MATERIAL SHOWN >>
┌──

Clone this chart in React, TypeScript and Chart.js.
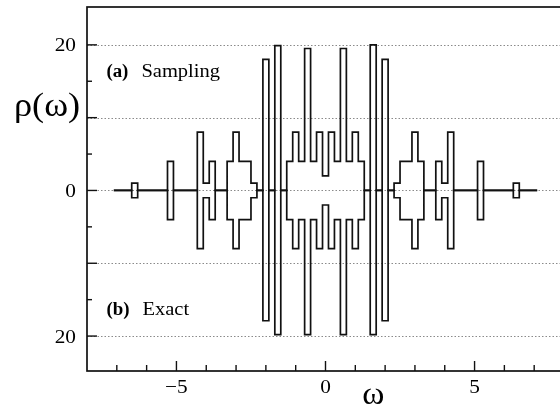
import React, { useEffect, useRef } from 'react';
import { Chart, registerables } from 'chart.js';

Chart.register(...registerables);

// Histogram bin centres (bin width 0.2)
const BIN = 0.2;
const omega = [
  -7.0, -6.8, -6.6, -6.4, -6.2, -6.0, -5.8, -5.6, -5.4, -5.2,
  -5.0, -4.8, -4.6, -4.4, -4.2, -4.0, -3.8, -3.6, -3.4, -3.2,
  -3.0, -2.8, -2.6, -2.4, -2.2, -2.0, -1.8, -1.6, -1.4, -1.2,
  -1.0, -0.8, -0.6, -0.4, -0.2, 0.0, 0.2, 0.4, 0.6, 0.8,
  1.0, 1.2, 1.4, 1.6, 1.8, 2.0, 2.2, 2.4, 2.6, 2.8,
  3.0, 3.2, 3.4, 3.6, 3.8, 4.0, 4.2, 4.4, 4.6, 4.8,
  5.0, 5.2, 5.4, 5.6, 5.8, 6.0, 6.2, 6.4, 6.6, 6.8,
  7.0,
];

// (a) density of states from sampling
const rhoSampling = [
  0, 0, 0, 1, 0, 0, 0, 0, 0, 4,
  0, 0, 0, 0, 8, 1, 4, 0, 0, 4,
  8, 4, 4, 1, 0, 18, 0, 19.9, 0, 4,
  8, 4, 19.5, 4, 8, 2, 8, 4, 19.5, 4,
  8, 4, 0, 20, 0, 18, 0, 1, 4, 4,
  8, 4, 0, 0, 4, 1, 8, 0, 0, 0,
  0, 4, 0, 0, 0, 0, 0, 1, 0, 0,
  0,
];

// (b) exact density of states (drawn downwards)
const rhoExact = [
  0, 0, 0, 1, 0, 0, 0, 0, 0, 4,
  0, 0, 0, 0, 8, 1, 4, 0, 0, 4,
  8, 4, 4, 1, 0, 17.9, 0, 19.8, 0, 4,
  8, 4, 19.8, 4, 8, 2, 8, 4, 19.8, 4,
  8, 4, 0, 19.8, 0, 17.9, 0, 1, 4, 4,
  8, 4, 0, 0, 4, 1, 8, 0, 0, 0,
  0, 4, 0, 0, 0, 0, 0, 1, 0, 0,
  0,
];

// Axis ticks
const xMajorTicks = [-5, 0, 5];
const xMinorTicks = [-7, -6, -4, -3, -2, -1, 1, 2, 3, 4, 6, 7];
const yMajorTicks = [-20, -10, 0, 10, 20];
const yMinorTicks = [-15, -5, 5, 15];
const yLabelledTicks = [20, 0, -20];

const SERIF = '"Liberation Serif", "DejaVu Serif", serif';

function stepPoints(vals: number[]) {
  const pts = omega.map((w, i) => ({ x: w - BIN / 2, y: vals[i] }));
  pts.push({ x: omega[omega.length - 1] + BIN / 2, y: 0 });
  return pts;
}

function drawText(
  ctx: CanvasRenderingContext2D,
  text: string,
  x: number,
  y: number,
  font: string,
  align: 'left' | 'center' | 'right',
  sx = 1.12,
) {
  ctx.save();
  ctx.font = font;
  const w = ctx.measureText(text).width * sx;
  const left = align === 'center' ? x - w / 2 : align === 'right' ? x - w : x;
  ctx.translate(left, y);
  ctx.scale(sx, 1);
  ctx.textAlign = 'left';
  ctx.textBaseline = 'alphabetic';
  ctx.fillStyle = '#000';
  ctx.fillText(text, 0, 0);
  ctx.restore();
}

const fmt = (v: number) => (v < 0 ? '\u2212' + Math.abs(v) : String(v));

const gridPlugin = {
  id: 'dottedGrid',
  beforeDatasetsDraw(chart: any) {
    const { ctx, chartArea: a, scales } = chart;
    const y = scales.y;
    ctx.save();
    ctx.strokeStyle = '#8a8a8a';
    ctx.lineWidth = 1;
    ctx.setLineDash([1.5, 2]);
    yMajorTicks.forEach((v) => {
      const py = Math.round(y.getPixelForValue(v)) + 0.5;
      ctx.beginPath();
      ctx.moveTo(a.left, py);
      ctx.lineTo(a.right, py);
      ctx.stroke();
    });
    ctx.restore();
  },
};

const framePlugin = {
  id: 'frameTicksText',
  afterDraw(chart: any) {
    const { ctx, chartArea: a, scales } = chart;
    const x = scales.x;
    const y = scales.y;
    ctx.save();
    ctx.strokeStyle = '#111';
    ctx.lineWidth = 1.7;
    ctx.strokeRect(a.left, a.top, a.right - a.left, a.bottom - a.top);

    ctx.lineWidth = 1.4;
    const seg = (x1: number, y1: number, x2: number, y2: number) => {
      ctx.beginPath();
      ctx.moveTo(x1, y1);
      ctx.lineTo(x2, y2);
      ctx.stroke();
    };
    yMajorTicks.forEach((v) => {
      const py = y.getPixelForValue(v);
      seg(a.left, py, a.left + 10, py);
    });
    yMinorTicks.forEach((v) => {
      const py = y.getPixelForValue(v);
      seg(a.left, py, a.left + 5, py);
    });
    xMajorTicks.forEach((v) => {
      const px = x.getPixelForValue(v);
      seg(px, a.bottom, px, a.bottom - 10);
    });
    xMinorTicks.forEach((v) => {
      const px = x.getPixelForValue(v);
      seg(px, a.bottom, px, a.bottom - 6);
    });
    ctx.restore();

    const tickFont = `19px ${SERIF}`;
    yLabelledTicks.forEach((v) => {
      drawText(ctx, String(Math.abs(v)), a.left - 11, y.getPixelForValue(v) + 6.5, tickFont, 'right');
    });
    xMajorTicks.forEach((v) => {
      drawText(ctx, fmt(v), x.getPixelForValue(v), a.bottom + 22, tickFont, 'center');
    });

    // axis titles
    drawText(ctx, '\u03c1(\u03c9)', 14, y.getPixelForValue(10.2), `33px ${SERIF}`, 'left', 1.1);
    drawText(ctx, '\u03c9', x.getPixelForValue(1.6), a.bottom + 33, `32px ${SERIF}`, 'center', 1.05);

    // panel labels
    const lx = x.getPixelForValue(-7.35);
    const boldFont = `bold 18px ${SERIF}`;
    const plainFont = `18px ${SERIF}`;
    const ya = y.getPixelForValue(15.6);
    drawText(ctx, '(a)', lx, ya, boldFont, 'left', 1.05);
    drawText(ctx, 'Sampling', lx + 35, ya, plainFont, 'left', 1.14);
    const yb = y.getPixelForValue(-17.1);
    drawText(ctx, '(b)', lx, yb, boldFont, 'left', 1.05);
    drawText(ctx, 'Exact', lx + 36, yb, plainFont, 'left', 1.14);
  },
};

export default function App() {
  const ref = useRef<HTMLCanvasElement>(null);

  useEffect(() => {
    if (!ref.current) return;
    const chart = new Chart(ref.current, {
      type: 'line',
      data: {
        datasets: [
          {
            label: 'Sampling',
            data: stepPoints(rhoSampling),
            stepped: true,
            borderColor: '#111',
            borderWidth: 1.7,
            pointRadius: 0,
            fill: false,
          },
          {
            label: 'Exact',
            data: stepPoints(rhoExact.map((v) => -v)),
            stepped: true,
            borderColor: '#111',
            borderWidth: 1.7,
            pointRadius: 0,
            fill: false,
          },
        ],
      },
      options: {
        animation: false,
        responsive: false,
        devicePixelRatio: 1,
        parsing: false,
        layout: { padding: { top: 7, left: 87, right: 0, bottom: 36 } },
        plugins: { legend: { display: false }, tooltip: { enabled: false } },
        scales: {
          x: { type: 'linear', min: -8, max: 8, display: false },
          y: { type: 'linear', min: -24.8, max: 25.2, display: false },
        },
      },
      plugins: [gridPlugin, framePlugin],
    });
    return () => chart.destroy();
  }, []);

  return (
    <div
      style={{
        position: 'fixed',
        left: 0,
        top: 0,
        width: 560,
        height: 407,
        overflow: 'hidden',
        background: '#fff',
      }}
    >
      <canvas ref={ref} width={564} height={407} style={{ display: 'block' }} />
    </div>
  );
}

└──
┌──

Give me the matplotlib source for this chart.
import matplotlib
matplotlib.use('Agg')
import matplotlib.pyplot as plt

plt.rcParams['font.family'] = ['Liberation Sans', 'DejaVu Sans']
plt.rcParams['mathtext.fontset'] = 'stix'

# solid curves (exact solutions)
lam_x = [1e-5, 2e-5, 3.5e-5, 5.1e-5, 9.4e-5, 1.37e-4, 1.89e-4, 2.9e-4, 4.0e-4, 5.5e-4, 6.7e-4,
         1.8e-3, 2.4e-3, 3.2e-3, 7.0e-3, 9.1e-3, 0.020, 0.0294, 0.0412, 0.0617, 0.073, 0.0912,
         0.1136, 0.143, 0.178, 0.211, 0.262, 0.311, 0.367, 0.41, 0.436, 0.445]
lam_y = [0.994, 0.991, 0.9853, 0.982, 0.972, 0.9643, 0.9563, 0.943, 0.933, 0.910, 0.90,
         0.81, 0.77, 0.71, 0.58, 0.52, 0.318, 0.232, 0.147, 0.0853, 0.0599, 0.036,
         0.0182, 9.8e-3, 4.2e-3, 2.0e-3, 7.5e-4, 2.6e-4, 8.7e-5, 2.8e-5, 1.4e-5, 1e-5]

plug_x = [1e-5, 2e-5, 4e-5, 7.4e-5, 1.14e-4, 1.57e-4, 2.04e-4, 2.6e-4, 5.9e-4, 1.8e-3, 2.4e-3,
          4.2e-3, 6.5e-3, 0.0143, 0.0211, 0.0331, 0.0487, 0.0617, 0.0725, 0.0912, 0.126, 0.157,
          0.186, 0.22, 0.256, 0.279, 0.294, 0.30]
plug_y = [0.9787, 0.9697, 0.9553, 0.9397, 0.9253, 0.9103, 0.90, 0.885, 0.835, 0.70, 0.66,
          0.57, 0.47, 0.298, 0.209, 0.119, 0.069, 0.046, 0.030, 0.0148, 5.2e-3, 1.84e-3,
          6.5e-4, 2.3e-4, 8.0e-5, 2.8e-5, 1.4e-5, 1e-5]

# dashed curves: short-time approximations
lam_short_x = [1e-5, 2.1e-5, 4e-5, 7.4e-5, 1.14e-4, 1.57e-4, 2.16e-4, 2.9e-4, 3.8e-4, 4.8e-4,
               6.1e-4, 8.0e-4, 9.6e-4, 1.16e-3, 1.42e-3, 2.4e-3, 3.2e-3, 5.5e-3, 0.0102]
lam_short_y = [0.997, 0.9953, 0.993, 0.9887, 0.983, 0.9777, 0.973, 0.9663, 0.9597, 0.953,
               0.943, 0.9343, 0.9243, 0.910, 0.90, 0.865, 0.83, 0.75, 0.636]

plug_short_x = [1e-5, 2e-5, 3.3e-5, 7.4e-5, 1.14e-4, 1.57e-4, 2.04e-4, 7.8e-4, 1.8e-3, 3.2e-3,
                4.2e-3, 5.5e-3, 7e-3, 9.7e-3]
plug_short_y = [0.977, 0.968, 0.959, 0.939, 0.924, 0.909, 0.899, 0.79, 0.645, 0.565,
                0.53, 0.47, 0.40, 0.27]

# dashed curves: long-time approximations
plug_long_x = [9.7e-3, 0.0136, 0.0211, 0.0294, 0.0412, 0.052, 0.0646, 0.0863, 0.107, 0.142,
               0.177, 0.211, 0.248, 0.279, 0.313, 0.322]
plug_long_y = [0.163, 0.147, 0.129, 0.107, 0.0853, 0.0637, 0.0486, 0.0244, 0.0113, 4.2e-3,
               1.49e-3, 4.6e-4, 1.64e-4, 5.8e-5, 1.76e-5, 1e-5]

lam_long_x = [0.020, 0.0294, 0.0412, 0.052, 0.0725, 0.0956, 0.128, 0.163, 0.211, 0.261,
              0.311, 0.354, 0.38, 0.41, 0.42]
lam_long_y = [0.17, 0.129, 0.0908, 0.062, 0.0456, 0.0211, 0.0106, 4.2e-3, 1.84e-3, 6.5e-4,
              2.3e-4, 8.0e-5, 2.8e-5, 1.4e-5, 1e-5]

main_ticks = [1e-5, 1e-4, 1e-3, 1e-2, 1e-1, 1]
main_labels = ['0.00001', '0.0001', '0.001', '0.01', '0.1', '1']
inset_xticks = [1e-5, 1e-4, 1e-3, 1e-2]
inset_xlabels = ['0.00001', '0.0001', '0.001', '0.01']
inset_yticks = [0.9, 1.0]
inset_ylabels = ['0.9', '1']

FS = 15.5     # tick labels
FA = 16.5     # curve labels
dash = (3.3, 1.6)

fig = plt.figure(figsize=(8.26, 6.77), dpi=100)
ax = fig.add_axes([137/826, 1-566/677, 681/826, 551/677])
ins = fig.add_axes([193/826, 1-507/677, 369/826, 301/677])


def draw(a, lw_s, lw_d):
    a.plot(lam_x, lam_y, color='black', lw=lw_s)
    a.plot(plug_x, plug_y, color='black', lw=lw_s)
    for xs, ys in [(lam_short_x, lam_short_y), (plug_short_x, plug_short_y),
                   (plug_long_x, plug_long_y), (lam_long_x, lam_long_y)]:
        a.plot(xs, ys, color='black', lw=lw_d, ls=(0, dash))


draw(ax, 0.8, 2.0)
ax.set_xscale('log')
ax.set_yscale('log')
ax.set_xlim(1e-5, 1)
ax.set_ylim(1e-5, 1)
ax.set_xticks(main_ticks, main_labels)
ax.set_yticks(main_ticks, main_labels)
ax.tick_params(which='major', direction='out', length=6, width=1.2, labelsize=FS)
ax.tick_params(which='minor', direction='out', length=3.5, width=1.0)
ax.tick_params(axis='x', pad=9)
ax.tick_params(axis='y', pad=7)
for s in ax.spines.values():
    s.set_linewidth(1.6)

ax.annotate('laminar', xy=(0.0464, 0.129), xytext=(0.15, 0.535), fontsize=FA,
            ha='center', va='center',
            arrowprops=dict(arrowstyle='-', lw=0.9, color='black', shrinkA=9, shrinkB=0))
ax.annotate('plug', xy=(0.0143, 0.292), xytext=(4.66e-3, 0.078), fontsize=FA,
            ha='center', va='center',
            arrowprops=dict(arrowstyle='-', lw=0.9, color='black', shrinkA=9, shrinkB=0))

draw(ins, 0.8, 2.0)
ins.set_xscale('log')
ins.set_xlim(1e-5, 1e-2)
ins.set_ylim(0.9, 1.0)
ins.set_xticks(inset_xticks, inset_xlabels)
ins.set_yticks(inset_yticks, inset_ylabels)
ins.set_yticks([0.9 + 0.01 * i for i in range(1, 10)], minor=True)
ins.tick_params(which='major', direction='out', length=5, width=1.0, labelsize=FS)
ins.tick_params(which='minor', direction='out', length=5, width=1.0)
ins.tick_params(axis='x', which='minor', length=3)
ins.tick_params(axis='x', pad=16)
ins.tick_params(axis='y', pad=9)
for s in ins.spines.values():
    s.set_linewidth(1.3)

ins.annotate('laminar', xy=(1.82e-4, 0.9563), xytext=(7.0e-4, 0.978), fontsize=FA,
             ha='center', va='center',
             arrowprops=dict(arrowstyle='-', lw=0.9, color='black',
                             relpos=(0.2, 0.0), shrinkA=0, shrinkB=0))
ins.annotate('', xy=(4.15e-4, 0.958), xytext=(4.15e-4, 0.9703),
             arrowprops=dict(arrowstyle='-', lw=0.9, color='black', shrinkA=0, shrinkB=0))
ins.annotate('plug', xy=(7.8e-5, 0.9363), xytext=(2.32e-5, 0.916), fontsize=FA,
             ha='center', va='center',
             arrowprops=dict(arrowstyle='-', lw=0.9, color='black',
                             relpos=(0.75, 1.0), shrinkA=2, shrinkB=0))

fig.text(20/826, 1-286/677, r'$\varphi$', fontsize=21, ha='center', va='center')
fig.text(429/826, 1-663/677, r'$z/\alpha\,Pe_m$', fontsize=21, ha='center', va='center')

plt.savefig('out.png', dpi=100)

└──

PROBLEM TO WORK ON >>
Set down exactly the lines above, from the line containing "Clone this chart" through the line containing "const fmt = (v: number)". Skip the pictures.

ANSWER TO THIS PROBLEM >>
Clone this chart in React, TypeScript and Chart.js.
import React, { useEffect, useRef } from 'react';
import { Chart, registerables } from 'chart.js';

Chart.register(...registerables);

// Histogram bin centres (bin width 0.2)
const BIN = 0.2;
const omega = [
  -7.0, -6.8, -6.6, -6.4, -6.2, -6.0, -5.8, -5.6, -5.4, -5.2,
  -5.0, -4.8, -4.6, -4.4, -4.2, -4.0, -3.8, -3.6, -3.4, -3.2,
  -3.0, -2.8, -2.6, -2.4, -2.2, -2.0, -1.8, -1.6, -1.4, -1.2,
  -1.0, -0.8, -0.6, -0.4, -0.2, 0.0, 0.2, 0.4, 0.6, 0.8,
  1.0, 1.2, 1.4, 1.6, 1.8, 2.0, 2.2, 2.4, 2.6, 2.8,
  3.0, 3.2, 3.4, 3.6, 3.8, 4.0, 4.2, 4.4, 4.6, 4.8,
  5.0, 5.2, 5.4, 5.6, 5.8, 6.0, 6.2, 6.4, 6.6, 6.8,
  7.0,
];

// (a) density of states from sampling
const rhoSampling = [
  0, 0, 0, 1, 0, 0, 0, 0, 0, 4,
  0, 0, 0, 0, 8, 1, 4, 0, 0, 4,
  8, 4, 4, 1, 0, 18, 0, 19.9, 0, 4,
  8, 4, 19.5, 4, 8, 2, 8, 4, 19.5, 4,
  8, 4, 0, 20, 0, 18, 0, 1, 4, 4,
  8, 4, 0, 0, 4, 1, 8, 0, 0, 0,
  0, 4, 0, 0, 0, 0, 0, 1, 0, 0,
  0,
];

// (b) exact density of states (drawn downwards)
const rhoExact = [
  0, 0, 0, 1, 0, 0, 0, 0, 0, 4,
  0, 0, 0, 0, 8, 1, 4, 0, 0, 4,
  8, 4, 4, 1, 0, 17.9, 0, 19.8, 0, 4,
  8, 4, 19.8, 4, 8, 2, 8, 4, 19.8, 4,
  8, 4, 0, 19.8, 0, 17.9, 0, 1, 4, 4,
  8, 4, 0, 0, 4, 1, 8, 0, 0, 0,
  0, 4, 0, 0, 0, 0, 0, 1, 0, 0,
  0,
];

// Axis ticks
const xMajorTicks = [-5, 0, 5];
const xMinorTicks = [-7, -6, -4, -3, -2, -1, 1, 2, 3, 4, 6, 7];
const yMajorTicks = [-20, -10, 0, 10, 20];
const yMinorTicks = [-15, -5, 5, 15];
const yLabelledTicks = [20, 0, -20];

const SERIF = '"Liberation Serif", "DejaVu Serif", serif';

function stepPoints(vals: number[]) {
  const pts = omega.map((w, i) => ({ x: w - BIN / 2, y: vals[i] }));
  pts.push({ x: omega[omega.length - 1] + BIN / 2, y: 0 });
  return pts;
}

function drawText(
  ctx: CanvasRenderingContext2D,
  text: string,
  x: number,
  y: number,
  font: string,
  align: 'left' | 'center' | 'right',
  sx = 1.12,
) {
  ctx.save();
  ctx.font = font;
  const w = ctx.measureText(text).width * sx;
  const left = align === 'center' ? x - w / 2 : align === 'right' ? x - w : x;
  ctx.translate(left, y);
  ctx.scale(sx, 1);
  ctx.textAlign = 'left';
  ctx.textBaseline = 'alphabetic';
  ctx.fillStyle = '#000';
  ctx.fillText(text, 0, 0);
  ctx.restore();
}

const fmt = (v: number) => (v < 0 ? '\u2212' + Math.abs(v) : String(v));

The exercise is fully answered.